The request inspired the creation of the BS in Public Health Mav Mentor/Mentee program. Outreach began last fall, when Rebecca Garner, clinical associate professor in the College of Nursing and Health Innovation, and a group of UTA student interns developed a social media plan calling for mentors to join and connect with the next generation of public health professionals.
“The whole message is ‘We’re asking for your time to support undergraduate students who are where you were just a few years ago,’” said Garner, who also is director of the Bachelor of Science in Public Health program.
The first group of mentors comprises graduating public health students who have been equipped with leadership training through Garner’s professional development class, where they practiced mentorship and interviewing skills. Students in two of Garner’s public health classes are the first group of mentees as part of the pilot program, which is supporting approximately 75 public health students.
Garner said she hopes the program will eventually scale to support all UTA undergraduate majors seeking mentorship resources. Part of her inspiration was the struggle some of her younger students faced during the COVID-19 pandemic connecting with public health professionals.
The program also includes a collaboration with the Career Development Center, whose staff has helped facilitate connections with alumni along with providing in-class workshops and advice on creating resumes and cover letters.

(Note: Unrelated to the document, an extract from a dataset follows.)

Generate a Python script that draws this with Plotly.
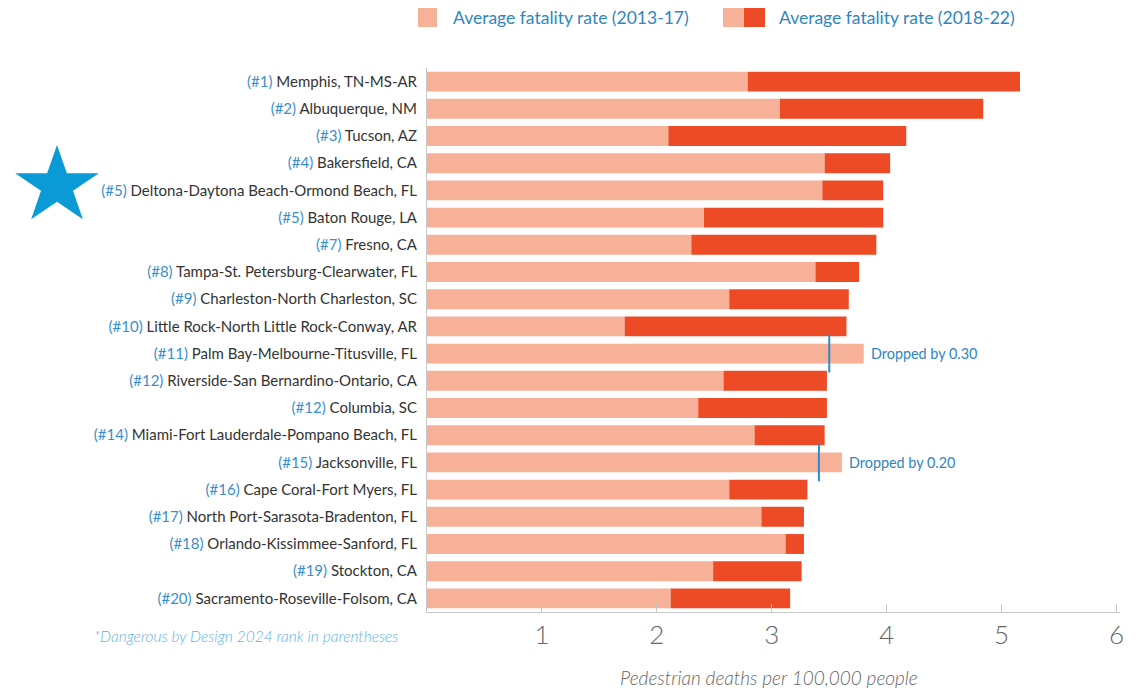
import math
import plotly.graph_objects as go

# ---------------- data ----------------
ranks = ["#1", "#2", "#3", "#4", "#5", "#5", "#7", "#8", "#9", "#10",
         "#11", "#12", "#12", "#14", "#15", "#16", "#17", "#18", "#19", "#20"]
metros = ["Memphis, TN-MS-AR", "Albuquerque, NM", "Tucson, AZ", "Bakersfield, CA",
          "Deltona-Daytona Beach-Ormond Beach, FL", "Baton Rouge, LA", "Fresno, CA",
          "Tampa-St. Petersburg-Clearwater, FL", "Charleston-North Charleston, SC",
          "Little Rock-North Little Rock-Conway, AR", "Palm Bay-Melbourne-Titusville, FL",
          "Riverside-San Bernardino-Ontario, CA", "Columbia, SC",
          "Miami-Fort Lauderdale-Pompano Beach, FL", "Jacksonville, FL",
          "Cape Coral-Fort Myers, FL", "North Port-Sarasota-Bradenton, FL",
          "Orlando-Kissimmee-Sanford, FL", "Stockton, CA", "Sacramento-Roseville-Folsom, CA"]
rate_2013_17 = [2.79, 3.07, 2.10, 3.46, 3.44, 2.41, 2.30, 3.38, 2.63, 1.72,
                3.80, 2.58, 2.36, 2.85, 3.61, 2.63, 2.91, 3.12, 2.49, 2.12]
rate_2018_22 = [5.16, 4.84, 4.17, 4.03, 3.97, 3.97, 3.91, 3.76, 3.67, 3.65,
                3.50, 3.48, 3.48, 3.46, 3.41, 3.31, 3.28, 3.28, 3.26, 3.16]
x_ticks = [1, 2, 3, 4, 5, 6]

# ---------------- style ----------------
OFF = 8  # page body margin
W, H = 1140 - OFF, 688 - OFF
ML, MR, MT, MB = 427 - OFF, 20, 68 - OFF, 76
LIGHT = "#F7B199"
DARK = "#EC4B25"
BLUE = "#2E86C1"
RANKBLUE = "#3A8FCB"
STAR = "#0A9BD7"
FONT = "Lato"

pw = W - ML - MR
ph = H - MT - MB


def px(x):
    return (x - OFF - ML) / pw


def py(y):
    return (H - MB - (y - OFF)) / ph


ticktext = [f"<span style='color:{RANKBLUE}'>({r})</span> {m}" for r, m in zip(ranks, metros)]

fig = go.Figure()

fig.add_trace(go.Bar(
    y=metros, x=rate_2013_17, orientation="h",
    marker=dict(color=LIGHT, line=dict(width=0)),
    name="Average fatality rate (2013-17)", showlegend=False,
))

inc_y = [m for m, a, b in zip(metros, rate_2013_17, rate_2018_22) if b > a]
inc_base = [a for a, b in zip(rate_2013_17, rate_2018_22) if b > a]
inc_len = [b - a for a, b in zip(rate_2013_17, rate_2018_22) if b > a]
fig.add_trace(go.Bar(
    y=inc_y, x=inc_len, base=inc_base, orientation="h",
    marker=dict(color=DARK, line=dict(width=0)),
    name="Average fatality rate (2018-22)", showlegend=False,
))

dec_y = [m for m, a, b in zip(metros, rate_2013_17, rate_2018_22) if b < a]
dec_x = [b for a, b in zip(rate_2013_17, rate_2018_22) if b < a]
fig.add_trace(go.Scatter(
    y=dec_y, x=dec_x, mode="markers",
    marker=dict(symbol="line-ns-open", size=27, color="#2A8CCB",
                line=dict(color="#2A8CCB", width=2)),
    showlegend=False, hoverinfo="skip",
))

annotations = []
for m, a, b in zip(metros, rate_2013_17, rate_2018_22):
    if b < a:
        annotations.append(dict(
            x=a, y=m, xref="x", yref="y", xanchor="left", yanchor="middle",
            xshift=5, text=f"Dropped by {a - b:.2f}", showarrow=False,
            font=dict(family=FONT, size=14.4, color=BLUE),
        ))

shapes = [
    dict(type="rect", xref="paper", yref="paper", x0=px(418), x1=px(437), y0=py(27), y1=py(8),
         fillcolor=LIGHT, line=dict(width=0), layer="above"),
    dict(type="rect", xref="paper", yref="paper", x0=px(723), x1=px(744), y0=py(27), y1=py(8),
         fillcolor=LIGHT, line=dict(width=0), layer="above"),
    dict(type="rect", xref="paper", yref="paper", x0=px(744), x1=px(765), y0=py(27), y1=py(8),
         fillcolor=DARK, line=dict(width=0), layer="above"),
]
annotations += [
    dict(x=px(451), y=py(17), xref="paper", yref="paper", xanchor="left", yanchor="middle",
         text="Average fatality rate (2013-17)", showarrow=False,
         font=dict(family=FONT, size=17.5, color=BLUE)),
    dict(x=px(777), y=py(17), xref="paper", yref="paper", xanchor="left", yanchor="middle",
         text="Average fatality rate (2018-22)", showarrow=False,
         font=dict(family=FONT, size=17.5, color=BLUE)),
    dict(x=px(92), y=py(636), xref="paper", yref="paper", xanchor="left", yanchor="middle",
         text="<i>*Dangerous by Design 2024 rank in parentheses</i>", showarrow=False,
         font=dict(family=FONT, size=15.5, color="#5FB3DD", weight=300)),
    dict(x=px(769), y=py(677), xref="paper", yref="paper", xanchor="center", yanchor="middle",
         text="<i>Pedestrian deaths per 100,000 people</i>", showarrow=False,
         font=dict(family=FONT, size=19, color="#666666", weight=300)),
]

cx, cy, rx, ry = 57, 186, 44, 41
pts = []
for k in range(10):
    ang = math.pi / 2 + k * math.pi / 5
    f = 1.0 if k % 2 == 0 else 0.382
    pts.append((cx + rx * f * math.cos(ang), cy - ry * f * math.sin(ang)))
path = "M " + " L ".join(f"{px(x):.5f},{py(y):.5f}" for x, y in pts) + " Z"
shapes.append(dict(type="path", xref="paper", yref="paper", path=path,
                   fillcolor=STAR, line=dict(width=0)))

fig.update_layout(
    width=W, height=H,
    margin=dict(l=ML, r=MR, t=MT, b=MB, pad=0),
    paper_bgcolor="white", plot_bgcolor="white",
    barmode="overlay", bargap=0.27,
    font=dict(family=FONT, color="#333333"),
    showlegend=False,
    shapes=shapes,
    annotations=annotations,
    xaxis=dict(
        range=[0, 6.03], tickvals=x_ticks, ticktext=[str(t) for t in x_ticks],
        showgrid=False, zeroline=False, showline=True, linecolor="#C8C8C8", linewidth=1,
        ticks="inside", ticklen=8, tickcolor="#C8C8C8",
        tickfont=dict(family=FONT, size=26, color="#666666", weight=300),
    ),
    yaxis=dict(
        categoryorder="array", categoryarray=metros, range=[19.5, -0.5],
        tickvals=metros, ticktext=ticktext,
        showgrid=False, zeroline=False, showline=True, linecolor="#C8C8C8", linewidth=1,
        ticks="", ticklabelstandoff=6,
        tickfont=dict(family=FONT, size=15, color="#333333"),
    ),
)

fig.write_html("out.html")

Online student Aleya Abdo, a UTA senior, was an intern in the program. She calls her experience of being a public health student rewarding, but acknowledges that without the on-campus component, it can be hard to meet people. She says the mentor program is a chance to bridge that gap.
“It gives you the opportunity to network, share experiences and learn about different career paths,” Abdo said. “Public health is so broad. Mentorship can help people get an idea of what a job for them could look like.”
Susan Carrillo, an online student who graduated from UTA with her public health degree in December, served as an intern under Garner. She took an interest in helping make the program possible by drawing from some of her own student experiences.
“It was hard, at times, trying to picture what life would be like outside of college,” Carrillo said. “I feel like that is what drew me into really wanting to help create the program.”
Carrillo plans to pay it forward as a program mentor. She can share her experiences as a case aid adviser with YMCA International Services in Houston, where she helps unaccompanied immigrant minors become self-sufficient now that they are in the U.S.
Garner envisions the pilot program serving as the basis for a longer-term alumni mentorship program that taps into the capabilities of UTA students.
“Our students have so much potential, but sometimes they don’t recognize it or haven’t been told they have it,” Garner said. “Providing them with an opportunity to talk about their future career pathways and just be able to ask questions in a safe space will allow students to feel a whole lot more comfortable.”